ジクロフェナクナトリウム、メフェナム酸などの解熱剤を服用することで、インフルエンザ脳症の死亡率が上がることが厚生労働省のインフルエンザ脳症研究班の研究で判明しています。
また現在、色々な細胞が回復するのを薬剤が妨げてしまうことによるのではないか、という仮説が検証されつつあります。
特に15歳未満の子どもに対して使用を避けるべきものとしては、アスピリンなどのサリチル酸系の解熱鎮痛薬、そして上記のジクロフェナクナトリウム、メフェナム酸です。
たとえ本人用のものであっても、他の病気のために処方されて使い残したものを使用することは絶対にしないように注意しましょう。

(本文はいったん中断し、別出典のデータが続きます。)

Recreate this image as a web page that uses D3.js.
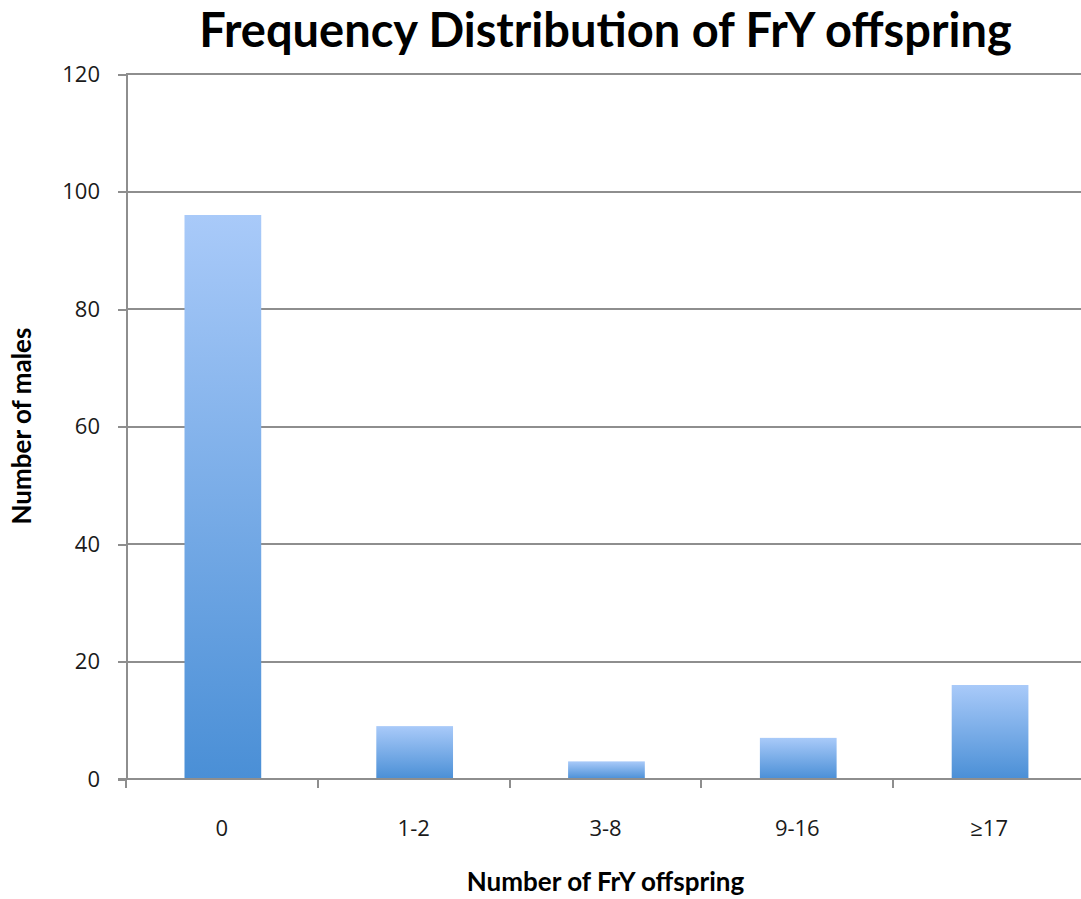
<!DOCTYPE html>
<html lang="en">

<head>
    <meta charset="UTF-8">
    <title>Frequency Distribution of FrY offspring</title>
    <style>
        body {
            margin: 0;
            background: #fff;
            font-family: 'Open Sans', 'Noto Sans', sans-serif;
        }

        .axis path,
        .axis line,
        .grid line {
            stroke: #8e8e8e;
            stroke-width: 2px;
            shape-rendering: crispEdges;
        }

        .axis text {
            fill: #1a1a1a;
            font-size: 22px;
            font-family: 'Open Sans', sans-serif;
        }

        .title {
            font-family: Lato, 'Open Sans', sans-serif;
            font-weight: 700;
            fill: #000;
        }

        .axisLabel {
            font-family: Lato, 'Open Sans', sans-serif;
            font-weight: 700;
            font-size: 26px;
            fill: #000;
        }
    </style>
</head>

<body>
    <div id="chart"></div>
</body>

</html>
<script src="https://cdnjs.cloudflare.com/ajax/libs/d3/7.8.5/d3.min.js"></script>
<script>
    // data
    const categories = ['0', '1-2', '3-8', '9-16', '\u226517'];
    const counts = [96, 9, 3, 7, 16];
    const yTicks = [0, 20, 40, 60, 80, 100, 120];

    const W = 1081, H = 899;
    const padding = { top: 74, right: -4, bottom: 120, left: 126 };
    const width = W - padding.left - padding.right;
    const height = H - padding.top - padding.bottom;

    const svg = d3.select('#chart').append('svg')
        .attr('width', W)
        .attr('height', H);

    // 柱子渐变
    const grad = svg.append('defs').append('linearGradient')
        .attr('id', 'barGrad')
        .attr('x1', 0).attr('y1', 0).attr('x2', 0).attr('y2', 1);
    grad.append('stop').attr('offset', '0%').attr('stop-color', '#a9caf9');
    grad.append('stop').attr('offset', '100%').attr('stop-color', '#4a8fd6');

    const g = svg.append('g')
        .attr('transform', 'translate(' + padding.left + ',' + padding.top + ')');

    const xScale = d3.scaleBand().domain(categories).range([0, width]).padding(0);
    const yScale = d3.scaleLinear().domain([0, 120]).range([height, 0]);

    // gridlines
    g.append('g')
        .attr('class', 'grid')
        .selectAll('line')
        .data(yTicks.filter(function (d) { return d > 0; }))
        .enter().append('line')
        .attr('x1', 0)
        .attr('x2', width)
        .attr('y1', function (d) { return yScale(d); })
        .attr('y2', function (d) { return yScale(d); });

    // bars
    g.selectAll('.bar')
        .data(counts)
        .enter().append('rect')
        .attr('class', 'bar')
        .attr('x', function (d, i) { return xScale(categories[i]) + xScale.bandwidth() * 0.305; })
        .attr('width', xScale.bandwidth() * 0.4)
        .attr('y', function (d) { return yScale(d); })
        .attr('height', function (d) { return height - yScale(d); })
        .attr('fill', 'url(#barGrad)');

    // y axis
    g.append('g')
        .attr('class', 'axis')
        .call(d3.axisLeft(yScale).tickValues(yTicks).tickSize(8).tickSizeOuter(0).tickPadding(18));

    // x axis, ticks on band edges
    const xAxis = g.append('g')
        .attr('class', 'axis')
        .attr('transform', 'translate(0,' + height + ')');
    xAxis.append('line')
        .attr('x1', -8).attr('x2', width);
    xAxis.selectAll('.tickMark')
        .data(categories)
        .enter().append('line')
        .attr('class', 'tickMark')
        .attr('x1', function (d) { return xScale(d); })
        .attr('x2', function (d) { return xScale(d); })
        .attr('y1', 0).attr('y2', 9);
    xAxis.selectAll('.tickText')
        .data(categories)
        .enter().append('text')
        .attr('class', 'tickText')
        .attr('x', function (d) { return xScale(d) + xScale.bandwidth() / 2; })
        .attr('y', 57)
        .attr('text-anchor', 'middle')
        .text(function (d) { return d; });

    // title
    svg.append('text')
        .attr('class', 'title')
        .attr('x', padding.left + width / 2)
        .attr('y', 47)
        .attr('text-anchor', 'middle')
        .attr('font-size', 47)
        .text('Frequency Distribution of FrY offspring');

    svg.append('text')
        .attr('class', 'axisLabel')
        .attr('x', padding.left + width / 2)
        .attr('y', 891)
        .attr('text-anchor', 'middle')
        .text('Number of FrY offspring');

    svg.append('text')
        .attr('class', 'axisLabel')
        .attr('transform', 'translate(31,426) rotate(-90)')
        .attr('text-anchor', 'middle')
        .text('Number of males');
</script>
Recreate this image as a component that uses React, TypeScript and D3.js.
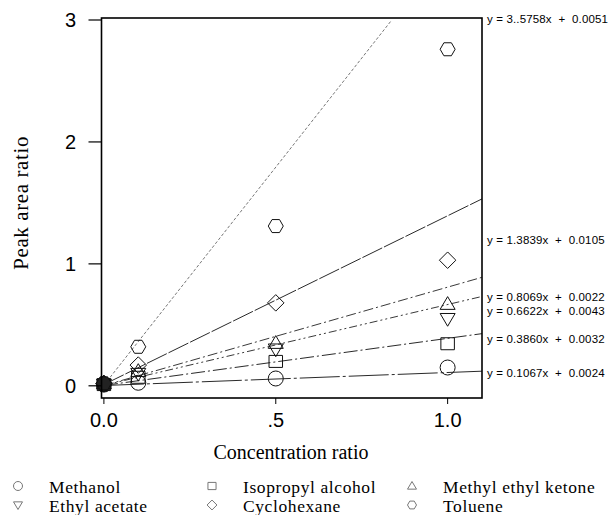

市販の解熱鎮痛薬や風邪薬の一部には、アスピリンなどのサリチル酸系の解熱鎮痛薬を含んだものがあるので、薬を購入するときは医師や薬剤師によく相談してください。
使用できる成分は、イブプロフェン系・アセトアミノフェン系・ロキソプロフェン系です。
成分と言ってもピンとこないこともあるかもしれないので、具体的に市販薬を下にまとめました。
使用を避ける市販薬
・ボルタレン
・バファリン
・アスピリン
・ポンタール
・セデス
・ケロリン
・ナロンエース
・ノーシン 等々
これらの薬は、ふだんであれば解熱鎮痛剤としてよく使用している薬だと思います。でも、インフルエンザの疑いがあるときやインフルエンザの時は避けてください。
サリチル酸系の解熱鎮痛薬や上記のジクロフェナクナトリウム、メフェナム酸が含まれています。
インフルエンザの重症化を招きかねない、インフルエンザ脳症を起こしてしまうリスクの高い薬だということを覚えておいてください。
使用できる市販薬
・タイレノール
・イブ
・エスタックイブ
・ルル
・カロナール
・ロキソニンS
・漢方薬(葛根湯・麻黄湯など) 等々
解熱作用は弱いので、体温が1~2℃低下したら効果はあったと考えましょう。
また解熱剤を使っても熱が下がらないことはあります。そのようなときでも、6時間以上時間をあけて1日3回までにしてください。
これらの薬は使用可能とはいっても、インフルエンザの薬ではないということを理解しておいてください。
熱を下げる、症状を和らげるという一時的な措置として服薬可能ということです。
可能な限り早く医療機関を受診してください。医療機関を受診するときは、必ず服薬した薬を医師に伝えることをお忘れなく!
インフルエンザ脳症まとめ
インフルエンザ脳症の原因や予防法、解熱剤について解説してきました。
厚生労働省が公表している『インフルエンザの基礎知識』、厚生労働省・インフルエンザ脳炎脳症研究班編集の『インフルエンザ脳症の手引き』、厚生労働省の『インフルエンザ脳症ガイドライン』を参考にしています。
『インフルエンザの基礎知識』と『インフルエンザ脳症の手引き』は、医療従事者でない一般のかたにもわかりやすく説明されています。
いざというときに慌てないために、ぜひ読んでくださいね。